Winkle’s winner

by Dr. Marshall Michel
86th Airlift Wing Public Affairs


Regular readers of this column will have noted frequent references to the reports of British test pilot Capt. Eric “Winkle” Brown, Royal Navy, who flew more types of aircraft than anyone else in history (487, counting only main types, not different models of the same aircraft) and holds the world record for number of aircraft carrier landings (2,407). Brown was also a prolific writer, and this leads one to the question, “which were his favorite aircraft?”

Brown was never one to shy away from being judgmental, but his list of favorites include the usual suspects — the Supermarine Spitfire, Avro Lancaster (with boosted controls), North American F-86 Sabre, McDonnell F-4 Phantom II — as well as two lesser known types: an early jet, the Hawker P. 1040, prototype of the widely built Hawker Sea Hawk, and the aircraft Brown said was “unexcelled in getting everything together in near perfection,” the De Havilland Hornet twin piston engine fighter.

The development of the little known Hornet began in 1942 as a fighter version of the de Havilland Mosquito and was intended to cure the RAF Fighter Command’s major deficiency — the lack of a long range fighter.

Developing a twin engine fighter that would be agile enough for air-to-air combat was a tricky business. The first thing De Havilland did was turn to the Rolls Royce engine company to see if they could produce a slim profile version of its Merlin engine.
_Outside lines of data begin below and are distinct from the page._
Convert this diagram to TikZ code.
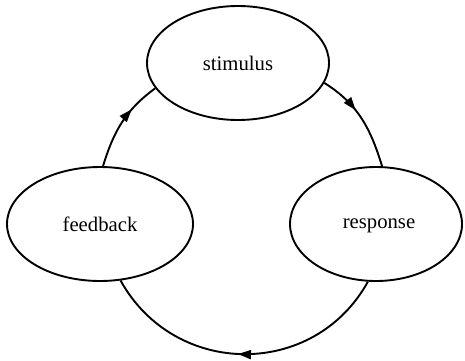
\documentclass[tikz,border=0pt]{standalone}
\usepackage{fontspec}
\setmainfont{Liberation Serif}
\usetikzlibrary{shapes.geometric,arrows.meta,decorations.markings}
\begin{document}
\begin{tikzpicture}[x=1pt,y=1pt,
  state/.style={draw, ellipse, line width=1.9pt, inner sep=0pt,
    font=\fontsize{20.7}{24}\selectfont},
  flow/.style={line width=1.9pt, postaction={decorate},
    decoration={markings, mark=at position #1 with
      {\arrow{Triangle[length=13pt,width=9pt]}}}}
]
\useasboundingbox (0,0) rectangle (465,360);

% the three states of the loop
\node[state, minimum width=182pt, minimum height=114pt] (stim) at (238,297) {stimulus};
\node[state, minimum width=186pt, minimum height=114pt] (feed) at (100,136) {feedback};
\node[state, minimum width=172pt, minimum height=114pt, text height=14pt] (resp) at (376,136) {\hspace{6pt}response};

% curved transitions, clockwise around the cycle
\draw[flow=0.4]  (stim.-13) to[out=-32, in=107] (resp.84);
\draw[flow=0.52] (resp.262) to[out=241, in=-61, looseness=1.15] (feed.290);
\draw[flow=0.67] (feed.87)  to[out=73, in=216] (stim.197);
\end{tikzpicture}
\end{document}
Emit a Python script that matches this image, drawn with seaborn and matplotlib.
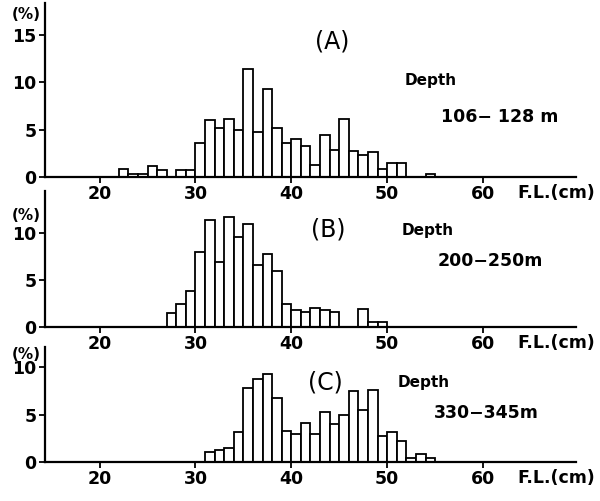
import matplotlib
matplotlib.use("Agg")
import matplotlib.pyplot as plt
import seaborn as sns
import pandas as pd

# Длина (F.L., см) — левая граница класса, и доля в процентах
fl_a = list(range(22, 55))
pct_a = [0.8, 0.3, 0.3, 1.2, 0.7, 0.0, 0.7, 0.7, 3.6, 6.0, 5.2, 6.1, 5.0,
         11.4, 4.8, 9.3, 5.2, 3.6, 4.0, 3.3, 1.3, 4.4, 2.8, 6.1, 2.7, 2.3,
         2.6, 0.8, 1.5, 1.5, 0.0, 0.0, 0.3]

fl_b = list(range(27, 50))
pct_b = [1.5, 2.5, 3.8, 8.0, 11.4, 6.9, 11.7, 9.6, 10.9, 6.6, 7.8, 6.0,
         2.5, 1.8, 1.6, 2.0, 1.8, 1.6, 0.0, 0.0, 1.9, 0.5, 0.5]

fl_c = list(range(31, 55))
pct_c = [1.0, 1.3, 1.5, 3.2, 7.8, 8.8, 9.3, 6.8, 3.3, 3.0, 4.1, 3.0, 5.3,
         4.0, 5.0, 7.5, 5.5, 7.6, 2.7, 3.2, 2.2, 0.4, 0.8, 0.4]

xticks = [20, 30, 40, 50, 60]

panels = [
    # fl, pct, label, depth, axes rect, ylim top, yticks, text positions
    (fl_a, pct_a, "(A)", "106\u2212 128 m", [0.075, 0.647, 0.885, 0.347], 18.4, [0, 5, 10, 15],
     (44.3, 14.3), (51.8, 10.2), (55.6, 6.3), 17.2),
    (fl_b, pct_b, "(B)", "200\u2212250m", [0.075, 0.347, 0.885, 0.271], 14.4, [0, 5, 10],
     (43.8, 10.4), (51.5, 10.3), (55.3, 7.0), 11.8),
    (fl_c, pct_c, "(C)", "330\u2212345m", [0.075, 0.078, 0.885, 0.230], 12.2, [0, 5, 10],
     (43.5, 8.4), (51.1, 8.4), (54.9, 5.2), 11.4),
]

sns.set_style("ticks", {"axes.edgecolor": "black", "text.color": "black",
                        "xtick.color": "black", "ytick.color": "black"})
plt.rcParams["font.family"] = ["DejaVu Sans"]

fig = plt.figure(figsize=(6, 5.01), dpi=100)

for fl, pct, label, depth, rect, ytop, yticks, pos_lab, pos_depth, pos_range, ypct in panels:
    ax = fig.add_axes(rect)
    ax.set_facecolor("none")
    df = pd.DataFrame({"fl": [f + 0.5 for f in fl], "pct": pct})
    sns.histplot(data=df, x="fl", weights="pct", binwidth=1,
                 binrange=(fl[0], fl[-1] + 1), ax=ax, color="white",
                 edgecolor="black", linewidth=1.3, alpha=1)
    ax.set_xlim(14.3, 69.7)
    ax.set_ylim(0, ytop)
    ax.set_xticks(xticks)
    ax.set_yticks(yticks)
    ax.set_xlabel("")
    ax.set_ylabel("")
    sns.despine(ax=ax)
    for s in ["left", "bottom"]:
        ax.spines[s].set_linewidth(1.6)
    ax.tick_params(direction="out", length=4, width=1.3, labelsize=12.5, pad=2)
    for t in ax.get_xticklabels() + ax.get_yticklabels():
        t.set_fontweight("bold")
    ax.text(pos_lab[0], pos_lab[1], label, ha="center", va="center", fontsize=17)
    ax.text(pos_depth[0], pos_depth[1], "Depth", ha="left", va="center",
            fontsize=11, fontweight="bold")
    ax.text(pos_range[0], pos_range[1], depth, ha="left", va="center",
            fontsize=12.5, fontweight="bold")
    ax.annotate("(%)", xy=(0, ypct), xycoords=("axes fraction", "data"),
                xytext=(-3, 0), textcoords="offset points", ha="right",
                va="center", fontsize=11, fontweight="bold")
    ax.annotate("F.L.(cm)", xy=(1, 0), xycoords="axes fraction",
                xytext=(14, -5), textcoords="offset points", ha="right",
                va="top", fontsize=12.5, fontweight="bold", zorder=5)

fig.savefig("out.png", dpi=100)
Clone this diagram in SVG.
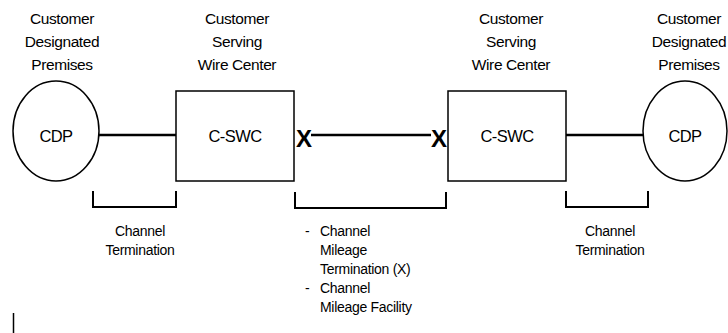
<svg xmlns="http://www.w3.org/2000/svg" width="728" height="333" viewBox="0 0 728 333">
<style>
text{font-family:"Liberation Sans",Arial,sans-serif;fill:#000}
.hdr{font-size:15.5px;text-anchor:middle;letter-spacing:-0.4px}
.nl{font-size:16.5px;text-anchor:middle;letter-spacing:-0.6px}
.lbl{font-size:14px;letter-spacing:-0.3px}
.c{text-anchor:middle}
.shape{fill:#fff;stroke:#000;stroke-width:1.5}
.wire{stroke:#000;stroke-width:2.5;fill:none}
.br{stroke:#000;stroke-width:2;fill:none}
.x{font-size:24px;font-weight:bold;text-anchor:middle}
</style>
<rect width="728" height="333" fill="#fff"/>
<g id="connectors">
<line class="wire" x1="99" y1="135" x2="176" y2="135"/>
<line class="wire" x1="311" y1="135" x2="431" y2="135"/>
<line class="wire" x1="566" y1="135" x2="643" y2="135"/>
<text class="x" x="304" y="147">X</text>
<text class="x" x="439" y="147">X</text>
</g>
<g id="cdp-left">
<text class="hdr" x="62" y="24">Customer</text>
<text class="hdr" x="62" y="47">Designated</text>
<text class="hdr" x="62" y="70">Premises</text>
<ellipse class="shape" cx="56" cy="131" rx="43" ry="50"/>
<text class="nl" x="56" y="142">CDP</text>
</g>
<g id="cswc-left">
<text class="hdr" x="237" y="24">Customer</text>
<text class="hdr" x="237" y="47">Serving</text>
<text class="hdr" x="237" y="70">Wire Center</text>
<rect class="shape" x="176" y="91" width="118" height="90"/>
<text class="nl" x="235" y="142">C-SWC</text>
</g>
<g id="cswc-right">
<text class="hdr" x="511" y="24">Customer</text>
<text class="hdr" x="511" y="47">Serving</text>
<text class="hdr" x="511" y="70">Wire Center</text>
<rect class="shape" x="448" y="91" width="118" height="90"/>
<text class="nl" x="507" y="142">C-SWC</text>
</g>
<g id="cdp-right">
<text class="hdr" x="689" y="24">Customer</text>
<text class="hdr" x="689" y="47">Designated</text>
<text class="hdr" x="689" y="70">Premises</text>
<ellipse class="shape" cx="685" cy="131" rx="42" ry="50"/>
<text class="nl" x="685" y="142">CDP</text>
</g>
<g id="bracket-left">
<polyline class="br" points="93,191 93,207 176,207 176,191"/>
<text class="lbl c" x="140" y="236">Channel</text>
<text class="lbl c" x="140" y="255">Termination</text>
</g>
<g id="bracket-middle">
<polyline class="br" points="295,192 295,208 446,208 446,192"/>
<text class="lbl" x="305" y="236">-</text>
<text class="lbl" x="320" y="236">Channel</text>
<text class="lbl" x="320" y="255">Mileage</text>
<text class="lbl" x="320" y="274">Termination (X)</text>
<text class="lbl" x="305" y="293">-</text>
<text class="lbl" x="320" y="293">Channel</text>
<text class="lbl" x="320" y="312">Mileage Facility</text>
</g>
<g id="bracket-right">
<polyline class="br" points="566,191 566,207 648,207 648,191"/>
<text class="lbl c" x="610" y="236">Channel</text>
<text class="lbl c" x="610" y="255">Termination</text>
</g>
<line x1="13.5" y1="313" x2="13.5" y2="333" stroke="#000" stroke-width="1.5"/>
</svg>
To provide minimum frontal area and low drag, Rolls Royce moved the engine accessories for a 2,030 horsepower engine to the rear of the nacelle, which made the nacelle long but slender, and fitted the engine with a four-blade variable-pitch propeller. With the engines, de Havilland offered a design to the Air Ministry and received an order for two prototypes in June 1943.
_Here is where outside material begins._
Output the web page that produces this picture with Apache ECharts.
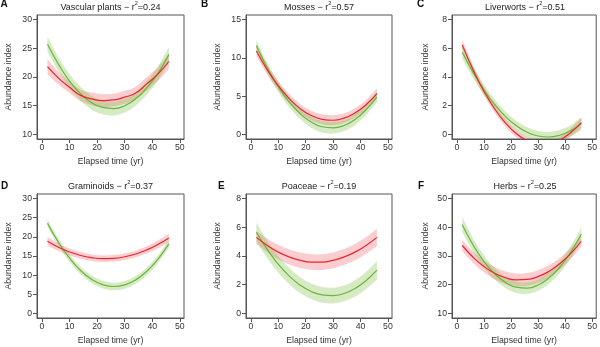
<!DOCTYPE html>
<html>
<head>
<meta charset="utf-8">
<script src="https://cdn.jsdelivr.net/npm/echarts@6/dist/echarts.min.js"></script>
<style>
html,body{margin:0;padding:0;background:#fff;}
#chart{width:600px;height:347px;}
</style>
</head>
<body>
<div id="chart"></div>
<script>
// ---------------- data ----------------
const years = [2, 6, 10, 14, 18, 22, 26, 30, 34, 38, 42, 46];
const xTicks = [0, 10, 20, 30, 40, 50];

const panelLetters = ['A', 'B', 'C', 'D', 'E', 'F'];
const panelTitles = ['Vascular plants', 'Mosses', 'Liverworts', 'Graminoids', 'Poaceae', 'Herbs'];
const panelR2 = ['0.24', '0.57', '0.51', '0.37', '0.19', '0.25'];

const yTicksA = [10, 15, 20, 25, 30];
const yTicksB = [0, 5, 10, 15];
const yTicksC = [0, 2, 4, 6, 8];
const yTicksD = [0, 5, 10, 15, 20, 25, 30];
const yTicksE = [0, 2, 4, 6, 8];
const yTicksF = [10, 20, 30, 40, 50];

// A - Vascular plants
const vascRed     = [21.8, 19.8, 18.2, 16.8, 16.2, 15.9, 16.0, 16.5, 17.2, 18.8, 20.5, 22.7];
const vascRedLo   = [20.5, 18.7, 17.2, 15.8, 15.1, 14.8, 14.9, 15.4, 16.1, 17.6, 19.3, 21.4];
const vascRedHi   = [23.1, 20.9, 19.2, 17.8, 17.3, 17.0, 17.1, 17.6, 18.3, 20.0, 21.7, 24.0];
const vascGreen   = [25.7, 22.2, 19.3, 17.1, 15.5, 14.7, 14.5, 15.0, 16.2, 18.1, 20.6, 23.9];
const vascGreenLo = [24.4, 21.0, 18.1, 15.9, 14.3, 13.5, 13.3, 13.8, 15.0, 16.9, 19.4, 22.6];
const vascGreenHi = [27.0, 23.4, 20.5, 18.3, 16.7, 15.9, 15.7, 16.2, 17.4, 19.3, 21.8, 25.2];

// B - Mosses
const mossRed     = [10.9, 8.42, 6.35, 4.67, 3.37, 2.47, 1.97, 1.85, 2.13, 2.81, 3.87, 5.33];
const mossRedLo   = [10.2, 7.80, 5.75, 4.07, 2.77, 1.85, 1.32, 1.20, 1.50, 2.20, 3.25, 4.63];
const mossRedHi   = [11.6, 9.05, 6.95, 5.27, 3.97, 3.10, 2.62, 2.50, 2.75, 3.42, 4.50, 6.03];
const mossGreen   = [11.6, 8.67, 6.22, 4.22, 2.69, 1.61, 1.00, 0.86, 1.17, 1.96, 3.20, 4.90];
const mossGreenLo = [10.9, 8.00, 5.57, 3.55, 2.00, 0.88, 0.25, 0.11, 0.43, 1.24, 2.50, 4.20];
const mossGreenHi = [12.3, 9.35, 6.87, 4.90, 3.40, 2.35, 1.75, 1.61, 1.90, 2.68, 3.90, 5.60];

// C - Liverworts
const livRed     = [6.24, 4.50, 3.01, 1.77, 0.79, 0.05, -0.44, -0.67, -0.66, -0.40, 0.11, 0.82];
const livRedLo   = [5.89, 4.18, 2.72, 1.50, 0.54, -0.20, -0.70, -0.93, -0.92, -0.66, -0.18, 0.47];
const livRedHi   = [6.59, 4.82, 3.30, 2.04, 1.04, 0.30, -0.18, -0.41, -0.40, -0.14, 0.40, 1.17];
const livGreen   = [5.73, 4.32, 3.11, 2.08, 1.24, 0.60, 0.15, -0.11, -0.18, -0.06, 0.25, 0.75];
const livGreenLo = [5.28, 3.92, 2.74, 1.73, 0.90, 0.26, -0.20, -0.46, -0.53, -0.42, -0.13, 0.30];
const livGreenHi = [6.18, 4.72, 3.48, 2.43, 1.58, 0.94, 0.50, 0.24, 0.17, 0.30, 0.63, 1.20];

// D - Graminoids
const gramRed     = [18.85, 17.29, 16.05, 15.14, 14.56, 14.31, 14.39, 14.80, 15.53, 16.59, 17.98, 19.70];
const gramRedLo   = [17.75, 16.30, 15.12, 14.26, 13.71, 13.46, 13.54, 13.95, 14.66, 15.64, 16.93, 18.60];
const gramRedHi   = [19.95, 18.28, 16.98, 16.02, 15.41, 15.16, 15.24, 15.65, 16.40, 17.54, 19.03, 20.80];
const gramGreen   = [23.57, 18.55, 14.43, 11.22, 8.92, 7.52, 7.03, 7.44, 8.76, 11.00, 14.13, 18.17];
const gramGreenLo = [22.57, 17.60, 13.50, 10.25, 7.92, 6.52, 6.03, 6.44, 7.76, 10.00, 13.13, 17.17];
const gramGreenHi = [24.57, 19.50, 15.36, 12.19, 9.92, 8.52, 8.03, 8.44, 9.76, 12.00, 15.13, 19.17];

// E - Poaceae
const poaRed     = [5.30, 4.73, 4.27, 3.93, 3.70, 3.58, 3.58, 3.70, 3.93, 4.27, 4.73, 5.30];
const poaRedLo   = [4.85, 4.25, 3.76, 3.40, 3.16, 3.04, 3.03, 3.15, 3.38, 3.70, 4.15, 4.70];
const poaRedHi   = [5.75, 5.21, 4.78, 4.46, 4.24, 4.12, 4.13, 4.25, 4.48, 4.84, 5.31, 5.90];
const poaGreen   = [5.66, 4.44, 3.42, 2.60, 1.97, 1.53, 1.29, 1.24, 1.39, 1.74, 2.28, 3.01];
const poaGreenLo = [5.01, 3.84, 2.84, 2.04, 1.42, 0.98, 0.74, 0.69, 0.84, 1.17, 1.68, 2.36];
const poaGreenHi = [6.31, 5.04, 4.00, 3.16, 2.52, 2.08, 1.84, 1.79, 1.94, 2.31, 2.88, 3.66];

// F - Herbs
const herbRed     = [33.66, 29.58, 26.36, 23.96, 22.42, 21.71, 21.84, 22.82, 24.63, 27.29, 30.80, 35.14];
const herbRedLo   = [31.76, 27.60, 24.30, 21.80, 20.22, 19.51, 19.64, 20.62, 22.50, 25.25, 28.85, 33.30];
const herbRedHi   = [35.56, 31.56, 28.42, 26.12, 24.62, 23.91, 24.04, 25.02, 26.76, 29.33, 32.75, 36.98];
const herbGreen   = [40.86, 33.81, 28.12, 23.77, 20.78, 19.14, 18.84, 19.91, 22.32, 26.08, 31.20, 37.66];
const herbGreenLo = [38.26, 31.50, 26.00, 21.77, 18.78, 17.14, 16.84, 17.91, 20.30, 24.00, 29.05, 35.46];
const herbGreenHi = [43.46, 36.12, 30.24, 25.77, 22.78, 21.14, 20.84, 21.91, 24.34, 28.16, 33.35, 39.86];

// ---------------- layout / style ----------------
const FONT = '"Liberation Sans", Arial, Helvetica, sans-serif';
const RED = '#e8262b', GREEN = '#6cb33f';
const RED_BAND = 'rgba(238,90,100,0.30)', GREEN_BAND = 'rgba(120,190,60,0.30)';
const AXIS_COL = '#555';

const panels = [
  {yt: yTicksA, r: vascRed, rl: vascRedLo, rh: vascRedHi, g: vascGreen, gl: vascGreenLo, gh: vascGreenHi},
  {yt: yTicksB, r: mossRed, rl: mossRedLo, rh: mossRedHi, g: mossGreen, gl: mossGreenLo, gh: mossGreenHi},
  {yt: yTicksC, r: livRed, rl: livRedLo, rh: livRedHi, g: livGreen, gl: livGreenLo, gh: livGreenHi},
  {yt: yTicksD, r: gramRed, rl: gramRedLo, rh: gramRedHi, g: gramGreen, gl: gramGreenLo, gh: gramGreenHi},
  {yt: yTicksE, r: poaRed, rl: poaRedLo, rh: poaRedHi, g: poaGreen, gl: poaGreenLo, gh: poaGreenHi},
  {yt: yTicksF, r: herbRed, rl: herbRedLo, rh: herbRedHi, g: herbGreen, gl: herbGreenLo, gh: herbGreenHi}
];

const gridBoxes = [
  {left: 37, top: 15, width: 147, height: 124},
  {left: 246, top: 15, width: 146, height: 124},
  {left: 452, top: 15, width: 146, height: 124},
  {left: 37, top: 194, width: 147, height: 124},
  {left: 246, top: 194, width: 146, height: 124},
  {left: 452, top: 194, width: 146, height: 124}
];
const yNameGaps = [24, 24, 21.5, 24, 24, 21.5];
const letterPos = [[0.5, 4.5], [201, 4.5], [417, 4.5], [1, 186], [218, 186], [418, 186]];

const grids = [], xAxes = [], yAxes = [], series = [], graphics = [];

function pairs(arr) { return years.map((x, j) => [x, arr[j]]); }
function bandTriples(lo, hi) { return years.map((x, j) => [x, lo[j], hi[j]]); }

// Catmull-Rom -> cubic bezier path through pixel points (rendering only)
function curvePath(pts) {
  let d = '';
  for (let k = 0; k < pts.length - 1; k++) {
    const p0 = pts[k - 1] || pts[k], p1 = pts[k], p2 = pts[k + 1], p3 = pts[k + 2] || pts[k + 1];
    const c1x = p1[0] + (p2[0] - p0[0]) / 6, c1y = p1[1] + (p2[1] - p0[1]) / 6;
    const c2x = p2[0] - (p3[0] - p1[0]) / 6, c2y = p2[1] - (p3[1] - p1[1]) / 6;
    d += ' C' + c1x.toFixed(2) + ' ' + c1y.toFixed(2) + ' ' + c2x.toFixed(2) + ' ' + c2y.toFixed(2) + ' ' + p2[0].toFixed(2) + ' ' + p2[1].toFixed(2);
  }
  return d;
}

function bandRenderer(color) {
  return function (params, api) {
    if (params.dataIndexInside !== 0) return null;
    const n = params.dataInsideLength;
    const up = [], low = [];
    for (let k = 0; k < n; k++) {
      up.push(api.coord([api.value(0, k), api.value(2, k)]));
      low.push(api.coord([api.value(0, k), api.value(1, k)]));
    }
    low.reverse();
    const d = 'M' + up[0][0].toFixed(2) + ' ' + up[0][1].toFixed(2) + curvePath(up) +
              ' L' + low[0][0].toFixed(2) + ' ' + low[0][1].toFixed(2) + curvePath(low) + ' Z';
    return {type: 'path', shape: {pathData: d}, style: {fill: color, stroke: null}, silent: true};
  };
}

panels.forEach((p, i) => {
  const gb = gridBoxes[i];
  grids.push(Object.assign({show: true, borderColor: AXIS_COL, borderWidth: 1, backgroundColor: 'transparent', containLabel: false}, gb));

  xAxes.push({
    gridIndex: i, type: 'value', min: -1.8, max: 51.5,
    splitLine: {show: false},
    axisLine: {show: true, onZero: false, lineStyle: {color: AXIS_COL, width: 1}},
    axisTick: {show: true, length: 4, customValues: xTicks, lineStyle: {color: AXIS_COL, width: 1}},
    axisLabel: {customValues: xTicks, margin: 4, color: '#333', fontSize: 8.7, fontFamily: FONT},
    name: 'Elapsed time (yr)', nameLocation: 'middle', nameGap: 18,
    nameTextStyle: {color: '#333', fontSize: 8.7, fontFamily: FONT}
  });

  const t0 = p.yt[0], tn = p.yt[p.yt.length - 1], ext = (tn - t0) * 0.04;
  yAxes.push({
    gridIndex: i, type: 'value', min: t0 - ext, max: tn + ext,
    splitLine: {show: false},
    axisLine: {show: true, onZero: false, lineStyle: {color: AXIS_COL, width: 1}},
    axisTick: {show: true, length: 4, customValues: p.yt, lineStyle: {color: AXIS_COL, width: 1}},
    axisLabel: {customValues: p.yt, margin: 5, color: '#333', fontSize: 8.7, fontFamily: FONT},
    name: 'Abundance index', nameLocation: 'middle', nameGap: yNameGaps[i],
    nameTextStyle: {color: '#333', fontSize: 8.7, fontFamily: FONT}
  });

  const bandBase = {type: 'custom', xAxisIndex: i, yAxisIndex: i, clip: true, silent: true, animation: false,
                    encode: {x: 0, y: [1, 2]}, z: 2};
  series.push(Object.assign({}, bandBase, {data: bandTriples(p.rl, p.rh), renderItem: bandRenderer(RED_BAND)}));
  series.push(Object.assign({}, bandBase, {data: bandTriples(p.gl, p.gh), renderItem: bandRenderer(GREEN_BAND)}));

  const base = {xAxisIndex: i, yAxisIndex: i, type: 'line', smooth: true, symbol: 'none', showSymbol: false, silent: true, animation: false, clip: true};
  series.push(Object.assign({}, base, {data: pairs(p.g), lineStyle: {color: GREEN, width: 1.2}, z: 5}));
  series.push(Object.assign({}, base, {data: pairs(p.r), lineStyle: {color: RED, width: 1.2}, z: 6}));

  // title
  graphics.push({
    type: 'text', x: gb.left + gb.width / 2, y: gb.top - 8.5, silent: true,
    style: {
      text: '{b|' + panelTitles[i] + ' \u2212 r}{s|2}{b|=' + panelR2[i] + '}',
      align: 'center', verticalAlign: 'middle',
      rich: {
        b: {fontSize: 9, fontFamily: FONT, fill: '#222', lineHeight: 12, verticalAlign: 'bottom'},
        s: {fontSize: 5.5, fontFamily: FONT, fill: '#222', lineHeight: 12, verticalAlign: 'top'}
      }
    }
  });
  // panel letter
  graphics.push({
    type: 'text', x: letterPos[i][0], y: letterPos[i][1], silent: true,
    style: {text: panelLetters[i], fontSize: 10, fontWeight: 'bold', fontFamily: FONT, fill: '#111', align: 'left', verticalAlign: 'middle'}
  });
});

const chart = echarts.init(document.getElementById('chart'), null, {renderer: 'canvas'});
chart.setOption({
  animation: false,
  backgroundColor: '#fff',
  grid: grids,
  xAxis: xAxes,
  yAxis: yAxes,
  series: series,
  graphic: {elements: graphics}
});
</script>
</body>
</html>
Developed from the aesthetically pleasing Mosquito, the Hornet was even more visually appealing. The fuselage had a bubble canopy mounted well forward, which provided excellent visibility, and its fuselage was much more slender than the fuselage of the Mosquito, which had side by side seating. The one-piece wing had a wood and metal internal structure with an undersurface of reinforced Alcad, a corrosion resistant sheet of aluminum surface layers metallurgically bonded to a high strength aluminum alloy core material.

The wings had a slender, laminar flow profile similar to the P-51 Mustang and Hawker Tempest. Clipped wings and large ailerons that extended close to the tips provided excellent roll control, especially at low speeds.

The long, thin Merlins were mounted low over the wing to provide the pilot with better visibility. Unusually for a British design, the Hornet’s propellers were counter rotating to cancel out torque, reduce adverse yaw and generally provide more stable and predictable behavior in flight.

At first the propellers rotated inward toward the fuselage, but this reduced the effectiveness of the rudder so the propellers were reversed to rotate outward.
The Hornet was armed with four short-barreled 20 millimeter Hispano V cannon firing through short blast tubes under the nose and had provision for limited underwing stores, usually two external fuel tanks or eight 60 pound rockets projectiles. 

The first prototype made its initial flight on July 28, 1944, and its performance exceeded the most sanguine predictions, with a top speed of 485 mph and an amazing climb rate of 4,500 feet per minute. The first Hornets did, however, show some longitudinal instability, so a filet was fitted to the vertical stabilizer and that solved the problem.

A production order followed and the initial batch of F. Mk. 1 Hornets were delivered on Feb. 28, 1945. Production aircraft were heavier and slower than the prototypes, but not by much, with a top speed of 472 mph. The newly equipped Hornet squadrons were scheduled to be part of the RAF’s Tiger Force for operations against Japan, but the war ended before they could be deployed.

One-hundred-thirty-two F. Mk. 3s, a later model with greater fuel capacity and a modified tail, were built. In 1951, many were sent to Malaya for use by the Far East Air Force against communist guerillas. They were the last piston engined RAF fighters to see combat.

From the beginning, de Havilland had been considering a carrier-based version of the Hornet for the Fleet Air Arm, so ease of control, especially at low speeds, and good pilot visibility had been built into the aircraft.  The navalized version, the Sea Hornet, became the first twin-engine, carrier-based fighter for the Royal Navy.
The lower rear fuselage was reinforced to take the carrier landing stresses and it was fitted with high-drag flaps, arresting gear, catapult hookups, stronger landing gear and upward folding wings. Surprisingly, the empty weight was almost the same, despite modifications, and after tests the Navy issued a production order for the Sea Hornet F.20.

The F.20 reached formal Royal Navy service in June 1947 and remained in service until 1955. But the most common Sea Hornet was the two-seat night fighter version, the NF.21. It carried with radar in the nose, flame dampers and a small bubble canopy on the rear fuselage for a radar operator and served well into the 1950s.